Adapun Grup Equator memiliki izin lokasi di wilayah yang disengketakan sejak 1995. “Awalnya, pada 1995. Saat itu, Pak Akbar Tanjung yang merupakan Menpera, mencanangkan pendirian Kota Kekerabatan Maja,” terang Tony.

Sejak itu, lanjut Tony, tiga perusahaan grup Equator memberikan kuasa kepada Maria untuk membebaskan lahan sekaligus mengurus sertifikatnya. Dalam perjalanannya, Maria dituding melakukan wanprestasi karena tidak mempertanggungjawabkan penggunaan dana dari Equator dalam pembebasan lahan.

“Hingga akhirnya pada tahun 1997 kami mencabut kuasa atas Maria, dan langsung kami sampaikan hal ini kepada BPN dan Bupati Lebak,” ujar Tony. Badai krisis tahun 1998, menyebabkan rencana Grup Equator mengembangkan properti di Lebak terhenti.

Hingga kemudian, lanjut Tony, grup Equator mengetahui lahan yang dimilikinya tiba-tiba berpindah tangan kepada  Hanson pasca melantai di bursa saham. Tony bilang, ternyata pada tahun 1999, Maria disebut-sebut telah mengambil semua berkas tanah yang telah dibebaskannya dari BPN Lebak. Mengetahui hal itu, Equator pun melaporkan Maria ke pihak kepolisian Surabaya.

Namun uraian pihak Equator dibantah Bob.
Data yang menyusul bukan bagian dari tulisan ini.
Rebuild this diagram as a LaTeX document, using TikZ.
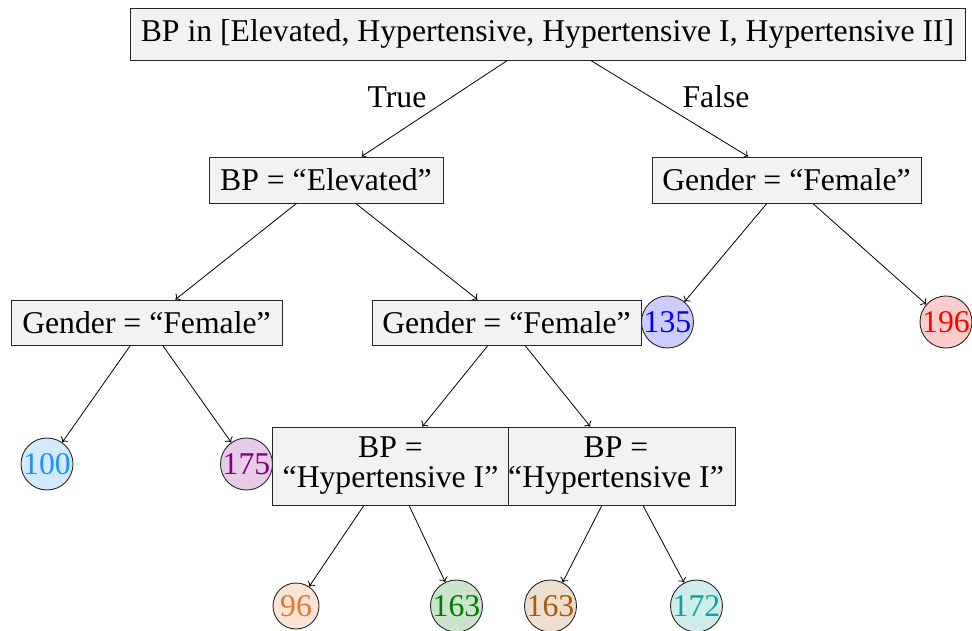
\documentclass[tikz,border=0pt]{standalone}
\usepackage{fontspec}
\usetikzlibrary{arrows.meta}
\setmainfont{Liberation Serif}
\definecolor{cA}{HTML}{1E90FF}
\definecolor{cB}{HTML}{800080}
\definecolor{cC}{HTML}{0000FF}
\definecolor{cD}{HTML}{FF0000}
\definecolor{cE}{HTML}{E0782F}
\definecolor{cF}{HTML}{007A00}
\definecolor{cG}{HTML}{A65A0E}
\definecolor{cH}{HTML}{11A0A0}
\tikzset{
  box/.style={draw=black!85, fill=black!5, line width=0.9pt, inner sep=0pt, align=center},
  leaf/.style={circle, draw=black!85, line width=0.9pt, inner sep=0pt, minimum size=52, text=#1, fill=#1!20},
  edge/.style={-{To[length=4.5pt,width=9pt]}, line width=0.8pt},
  lbl/.style={inner sep=0pt}
}
\begin{document}
\begin{tikzpicture}[x=1pt,y=-1pt, font=\fontsize{31.7}{30}\selectfont]
\useasboundingbox (0,0) rectangle (972,631);
\node[box, minimum width=835, minimum height=52] (root) at (547.5,34) {BP in [Elevated, Hypertensive, Hypertensive I, Hypertensive II]};
\node[box, minimum width=234, minimum height=46] (elev) at (326,180) {BP = “Elevated”};
\node[box, minimum width=269, minimum height=46] (genR) at (786.5,180) {Gender = “Female”};
\node[box, minimum width=271, minimum height=45] (genL) at (146.5,322.5) {Gender = “Female”};
\node[box, minimum width=269, minimum height=45] (genM) at (506.5,322.5) {Gender = “Female”};
\node[box, minimum width=237, minimum height=78] (hypL) at (390.5,466) {BP =\\“Hypertensive I”};
\node[box, minimum width=226, minimum height=78] (hypR) at (622,466) {BP =\hspace*{12pt}\\“Hypertensive I”\hspace*{12pt}};
\node[leaf=cC, minimum size=50] (n135) at (667.5,322) {135};
\node[leaf=cD, minimum size=50] (n196) at (946,322) {196};
\node[leaf=cA] (n100) at (47,464) {100};
\node[leaf=cB] (n175) at (246.5,464) {175};
\node[leaf=cE, minimum size=46] (n96) at (296,606) {96};
\node[leaf=cF] (n163a) at (456.5,606) {163};
\node[leaf=cG] (n163b) at (550.5,606) {163};
\node[leaf=cH] (n172) at (696.5,606) {172};
\node[lbl] (tT) at (397,97) {True};
\node[lbl] (tF) at (716,97) {False};
\draw[edge] (root) -- (elev);
\draw[edge] (root) -- (genR);
\draw[edge] (elev) -- (genL);
\draw[edge] (elev) -- (genM);
\draw[edge] (genR) -- (n135);
\draw[edge] (genR) -- (n196);
\draw[edge] (genL) -- (n100);
\draw[edge] (genL) -- (n175);
\draw[edge] (genM) -- (hypL);
\draw[edge] (genM) -- (hypR);
\draw[edge] (hypL) -- (n96);
\draw[edge] (hypL) -- (n163a);
\draw[edge] (hypR) -- (n163b);
\draw[edge] (hypR) -- (n172);
\end{tikzpicture}
\end{document}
Dia menyatakan, Maria tidak pernah diminta oleh Equator untuk membebaskan lahan. “Dia hanya diminta mengurus izin lokasi. Dan, itu harus diurus setiap dua tahun sekali,” timpal Bob.

Namun izin lokasi itu, menurut Bob, tidak pernah diperpanjang lagi oleh Equator sejak 1997. “Baru saat Harvest hendak IPO, mereka lantas menggugat. Ke mana mereka selama ini?” ujar Bob.

Kebetulan, Maria pernah bekerja di bisnis milik kerabat Benny. “Mungkin karena itu kemudian Maria menawarkan jasa kepada Pak Benny,” imbuh Bob. Oleh sebab itu, Bob menilai Equator sama sekali tidak memiliki alas hak atas tanah-tanah yang kini dimiliki Harvest.